* _STORED DATA_:
═══
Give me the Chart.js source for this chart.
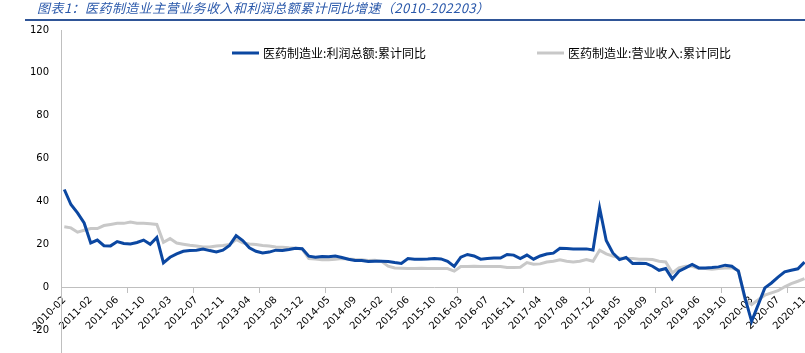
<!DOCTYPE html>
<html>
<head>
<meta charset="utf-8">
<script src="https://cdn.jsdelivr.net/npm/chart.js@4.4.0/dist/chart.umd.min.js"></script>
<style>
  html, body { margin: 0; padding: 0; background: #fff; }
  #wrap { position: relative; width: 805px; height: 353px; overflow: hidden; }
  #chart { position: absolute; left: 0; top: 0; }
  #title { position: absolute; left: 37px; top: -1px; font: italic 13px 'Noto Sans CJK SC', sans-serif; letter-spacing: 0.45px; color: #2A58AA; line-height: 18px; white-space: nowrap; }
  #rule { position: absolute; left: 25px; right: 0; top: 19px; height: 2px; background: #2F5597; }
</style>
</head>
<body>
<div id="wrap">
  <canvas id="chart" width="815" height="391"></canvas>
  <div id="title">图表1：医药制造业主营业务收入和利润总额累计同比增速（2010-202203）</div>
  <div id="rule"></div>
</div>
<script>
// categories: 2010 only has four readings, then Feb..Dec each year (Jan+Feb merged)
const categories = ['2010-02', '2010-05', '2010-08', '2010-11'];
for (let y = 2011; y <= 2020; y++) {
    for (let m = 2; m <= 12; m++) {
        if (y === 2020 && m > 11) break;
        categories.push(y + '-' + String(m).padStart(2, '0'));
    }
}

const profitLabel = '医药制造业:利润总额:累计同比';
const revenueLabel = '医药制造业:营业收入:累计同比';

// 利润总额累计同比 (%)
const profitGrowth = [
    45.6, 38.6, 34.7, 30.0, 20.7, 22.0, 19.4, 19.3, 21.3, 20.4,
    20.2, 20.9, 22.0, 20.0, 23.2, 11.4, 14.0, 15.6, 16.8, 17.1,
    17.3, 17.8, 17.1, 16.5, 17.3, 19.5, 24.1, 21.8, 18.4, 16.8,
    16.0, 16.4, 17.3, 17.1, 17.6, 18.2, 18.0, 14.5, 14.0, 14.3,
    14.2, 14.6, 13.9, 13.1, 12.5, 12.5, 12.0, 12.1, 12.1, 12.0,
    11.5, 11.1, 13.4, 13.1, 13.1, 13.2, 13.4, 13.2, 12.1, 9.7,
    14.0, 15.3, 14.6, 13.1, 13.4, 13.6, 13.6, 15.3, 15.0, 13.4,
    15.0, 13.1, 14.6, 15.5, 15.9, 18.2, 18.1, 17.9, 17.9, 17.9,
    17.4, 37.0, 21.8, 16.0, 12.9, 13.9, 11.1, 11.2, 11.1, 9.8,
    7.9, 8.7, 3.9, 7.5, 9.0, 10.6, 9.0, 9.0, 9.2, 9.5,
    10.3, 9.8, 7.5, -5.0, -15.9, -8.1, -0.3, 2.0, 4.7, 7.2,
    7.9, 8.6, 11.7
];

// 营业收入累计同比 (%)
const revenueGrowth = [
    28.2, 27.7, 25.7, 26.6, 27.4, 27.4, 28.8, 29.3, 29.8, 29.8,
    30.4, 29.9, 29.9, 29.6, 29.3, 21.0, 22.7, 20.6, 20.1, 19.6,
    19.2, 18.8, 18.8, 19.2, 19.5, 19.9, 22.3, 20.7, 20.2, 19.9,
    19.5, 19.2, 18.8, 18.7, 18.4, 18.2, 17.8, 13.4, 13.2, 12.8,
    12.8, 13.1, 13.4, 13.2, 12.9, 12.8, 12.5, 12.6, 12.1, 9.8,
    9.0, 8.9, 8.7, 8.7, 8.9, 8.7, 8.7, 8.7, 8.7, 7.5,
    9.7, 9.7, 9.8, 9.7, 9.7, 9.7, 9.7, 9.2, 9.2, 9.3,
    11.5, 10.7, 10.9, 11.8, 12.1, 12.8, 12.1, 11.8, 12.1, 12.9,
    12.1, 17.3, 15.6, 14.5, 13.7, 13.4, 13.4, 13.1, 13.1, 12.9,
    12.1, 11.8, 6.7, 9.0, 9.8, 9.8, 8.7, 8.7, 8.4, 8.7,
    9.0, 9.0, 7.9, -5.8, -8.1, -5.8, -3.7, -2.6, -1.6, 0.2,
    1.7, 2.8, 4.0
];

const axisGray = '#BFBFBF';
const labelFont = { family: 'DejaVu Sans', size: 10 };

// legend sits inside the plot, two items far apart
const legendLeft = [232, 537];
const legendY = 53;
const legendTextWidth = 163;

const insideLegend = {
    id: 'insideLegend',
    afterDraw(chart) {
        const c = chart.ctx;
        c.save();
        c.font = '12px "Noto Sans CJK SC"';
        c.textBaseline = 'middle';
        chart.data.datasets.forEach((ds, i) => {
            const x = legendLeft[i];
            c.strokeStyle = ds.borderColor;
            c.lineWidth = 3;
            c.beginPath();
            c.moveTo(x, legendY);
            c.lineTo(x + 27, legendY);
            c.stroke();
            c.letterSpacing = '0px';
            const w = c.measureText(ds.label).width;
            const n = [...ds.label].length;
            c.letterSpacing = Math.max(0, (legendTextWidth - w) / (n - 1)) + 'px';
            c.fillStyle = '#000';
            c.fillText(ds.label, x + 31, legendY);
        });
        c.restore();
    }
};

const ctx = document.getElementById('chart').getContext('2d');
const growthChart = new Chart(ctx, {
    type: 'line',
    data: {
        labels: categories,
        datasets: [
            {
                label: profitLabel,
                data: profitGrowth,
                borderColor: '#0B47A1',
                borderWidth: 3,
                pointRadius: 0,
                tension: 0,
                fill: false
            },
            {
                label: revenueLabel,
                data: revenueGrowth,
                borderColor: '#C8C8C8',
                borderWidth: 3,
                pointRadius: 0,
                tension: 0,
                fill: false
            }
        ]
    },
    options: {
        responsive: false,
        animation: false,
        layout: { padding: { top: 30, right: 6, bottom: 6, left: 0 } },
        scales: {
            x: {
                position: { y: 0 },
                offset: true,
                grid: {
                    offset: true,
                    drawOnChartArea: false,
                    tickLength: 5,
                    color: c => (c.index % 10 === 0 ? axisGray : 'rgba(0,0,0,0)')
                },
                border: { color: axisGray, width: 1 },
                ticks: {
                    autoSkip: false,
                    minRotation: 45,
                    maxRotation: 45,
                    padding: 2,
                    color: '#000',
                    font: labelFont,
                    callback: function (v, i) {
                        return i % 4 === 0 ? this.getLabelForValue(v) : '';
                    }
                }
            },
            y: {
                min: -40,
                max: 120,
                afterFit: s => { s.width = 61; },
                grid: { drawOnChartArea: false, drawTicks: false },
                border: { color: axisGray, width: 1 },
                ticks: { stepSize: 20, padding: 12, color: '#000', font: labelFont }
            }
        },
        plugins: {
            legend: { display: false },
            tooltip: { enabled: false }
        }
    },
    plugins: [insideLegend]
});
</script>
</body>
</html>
═══
* _YOUR GOAL_:
Retype the data above exactly; pictures are not part of the copy.

* _TASK OUTPUT_:
Give me the Chart.js source for this chart.
<!DOCTYPE html>
<html>
<head>
<meta charset="utf-8">
<script src="https://cdn.jsdelivr.net/npm/chart.js@4.4.0/dist/chart.umd.min.js"></script>
<style>
  html, body { margin: 0; padding: 0; background: #fff; }
  #wrap { position: relative; width: 805px; height: 353px; overflow: hidden; }
  #chart { position: absolute; left: 0; top: 0; }
  #title { position: absolute; left: 37px; top: -1px; font: italic 13px 'Noto Sans CJK SC', sans-serif; letter-spacing: 0.45px; color: #2A58AA; line-height: 18px; white-space: nowrap; }
  #rule { position: absolute; left: 25px; right: 0; top: 19px; height: 2px; background: #2F5597; }
</style>
</head>
<body>
<div id="wrap">
  <canvas id="chart" width="815" height="391"></canvas>
  <div id="title">图表1：医药制造业主营业务收入和利润总额累计同比增速（2010-202203）</div>
  <div id="rule"></div>
</div>
<script>
// categories: 2010 only has four readings, then Feb..Dec each year (Jan+Feb merged)
const categories = ['2010-02', '2010-05', '2010-08', '2010-11'];
for (let y = 2011; y <= 2020; y++) {
    for (let m = 2; m <= 12; m++) {
        if (y === 2020 && m > 11) break;
        categories.push(y + '-' + String(m).padStart(2, '0'));
    }
}

const profitLabel = '医药制造业:利润总额:累计同比';
const revenueLabel = '医药制造业:营业收入:累计同比';

// 利润总额累计同比 (%)
const profitGrowth = [
    45.6, 38.6, 34.7, 30.0, 20.7, 22.0, 19.4, 19.3, 21.3, 20.4,
    20.2, 20.9, 22.0, 20.0, 23.2, 11.4, 14.0, 15.6, 16.8, 17.1,
    17.3, 17.8, 17.1, 16.5, 17.3, 19.5, 24.1, 21.8, 18.4, 16.8,
    16.0, 16.4, 17.3, 17.1, 17.6, 18.2, 18.0, 14.5, 14.0, 14.3,
    14.2, 14.6, 13.9, 13.1, 12.5, 12.5, 12.0, 12.1, 12.1, 12.0,
    11.5, 11.1, 13.4, 13.1, 13.1, 13.2, 13.4, 13.2, 12.1, 9.7,
    14.0, 15.3, 14.6, 13.1, 13.4, 13.6, 13.6, 15.3, 15.0, 13.4,
    15.0, 13.1, 14.6, 15.5, 15.9, 18.2, 18.1, 17.9, 17.9, 17.9,
    17.4, 37.0, 21.8, 16.0, 12.9, 13.9, 11.1, 11.2, 11.1, 9.8,
    7.9, 8.7, 3.9, 7.5, 9.0, 10.6, 9.0, 9.0, 9.2, 9.5,
    10.3, 9.8, 7.5, -5.0, -15.9, -8.1, -0.3, 2.0, 4.7, 7.2,
    7.9, 8.6, 11.7
];

// 营业收入累计同比 (%)
const revenueGrowth = [
    28.2, 27.7, 25.7, 26.6, 27.4, 27.4, 28.8, 29.3, 29.8, 29.8,
    30.4, 29.9, 29.9, 29.6, 29.3, 21.0, 22.7, 20.6, 20.1, 19.6,
    19.2, 18.8, 18.8, 19.2, 19.5, 19.9, 22.3, 20.7, 20.2, 19.9,
    19.5, 19.2, 18.8, 18.7, 18.4, 18.2, 17.8, 13.4, 13.2, 12.8,
    12.8, 13.1, 13.4, 13.2, 12.9, 12.8, 12.5, 12.6, 12.1, 9.8,
    9.0, 8.9, 8.7, 8.7, 8.9, 8.7, 8.7, 8.7, 8.7, 7.5,
    9.7, 9.7, 9.8, 9.7, 9.7, 9.7, 9.7, 9.2, 9.2, 9.3,
    11.5, 10.7, 10.9, 11.8, 12.1, 12.8, 12.1, 11.8, 12.1, 12.9,
    12.1, 17.3, 15.6, 14.5, 13.7, 13.4, 13.4, 13.1, 13.1, 12.9,
    12.1, 11.8, 6.7, 9.0, 9.8, 9.8, 8.7, 8.7, 8.4, 8.7,
    9.0, 9.0, 7.9, -5.8, -8.1, -5.8, -3.7, -2.6, -1.6, 0.2,
    1.7, 2.8, 4.0
];

const axisGray = '#BFBFBF';
const labelFont = { family: 'DejaVu Sans', size: 10 };

// legend sits inside the plot, two items far apart
const legendLeft = [232, 537];
const legendY = 53;
const legendTextWidth = 163;

const insideLegend = {
    id: 'insideLegend',
    afterDraw(chart) {
        const c = chart.ctx;
        c.save();
        c.font = '12px "Noto Sans CJK SC"';
        c.textBaseline = 'middle';
        chart.data.datasets.forEach((ds, i) => {
            const x = legendLeft[i];
            c.strokeStyle = ds.borderColor;
            c.lineWidth = 3;
            c.beginPath();
            c.moveTo(x, legendY);
            c.lineTo(x + 27, legendY);
            c.stroke();
            c.letterSpacing = '0px';
            const w = c.measureText(ds.label).width;
            const n = [...ds.label].length;
            c.letterSpacing = Math.max(0, (legendTextWidth - w) / (n - 1)) + 'px';
            c.fillStyle = '#000';
            c.fillText(ds.label, x + 31, legendY);
        });
        c.restore();
    }
};

const ctx = document.getElementById('chart').getContext('2d');
const growthChart = new Chart(ctx, {
    type: 'line',
    data: {
        labels: categories,
        datasets: [
            {
                label: profitLabel,
                data: profitGrowth,
                borderColor: '#0B47A1',
                borderWidth: 3,
                pointRadius: 0,
                tension: 0,
                fill: false
            },
            {
                label: revenueLabel,
                data: revenueGrowth,
                borderColor: '#C8C8C8',
                borderWidth: 3,
                pointRadius: 0,
                tension: 0,
                fill: false
            }
        ]
    },
    options: {
        responsive: false,
        animation: false,
        layout: { padding: { top: 30, right: 6, bottom: 6, left: 0 } },
        scales: {
            x: {
                position: { y: 0 },
                offset: true,
                grid: {
                    offset: true,
                    drawOnChartArea: false,
                    tickLength: 5,
                    color: c => (c.index % 10 === 0 ? axisGray : 'rgba(0,0,0,0)')
                },
                border: { color: axisGray, width: 1 },
                ticks: {
                    autoSkip: false,
                    minRotation: 45,
                    maxRotation: 45,
                    padding: 2,
                    color: '#000',
                    font: labelFont,
                    callback: function (v, i) {
                        return i % 4 === 0 ? this.getLabelForValue(v) : '';
                    }
                }
            },
            y: {
                min: -40,
                max: 120,
                afterFit: s => { s.width = 61; },
                grid: { drawOnChartArea: false, drawTicks: false },
                border: { color: axisGray, width: 1 },
                ticks: { stepSize: 20, padding: 12, color: '#000', font: labelFont }
            }
        },
        plugins: {
            legend: { display: false },
            tooltip: { enabled: false }
        }
    },
    plugins: [insideLegend]
});
</script>
</body>
</html>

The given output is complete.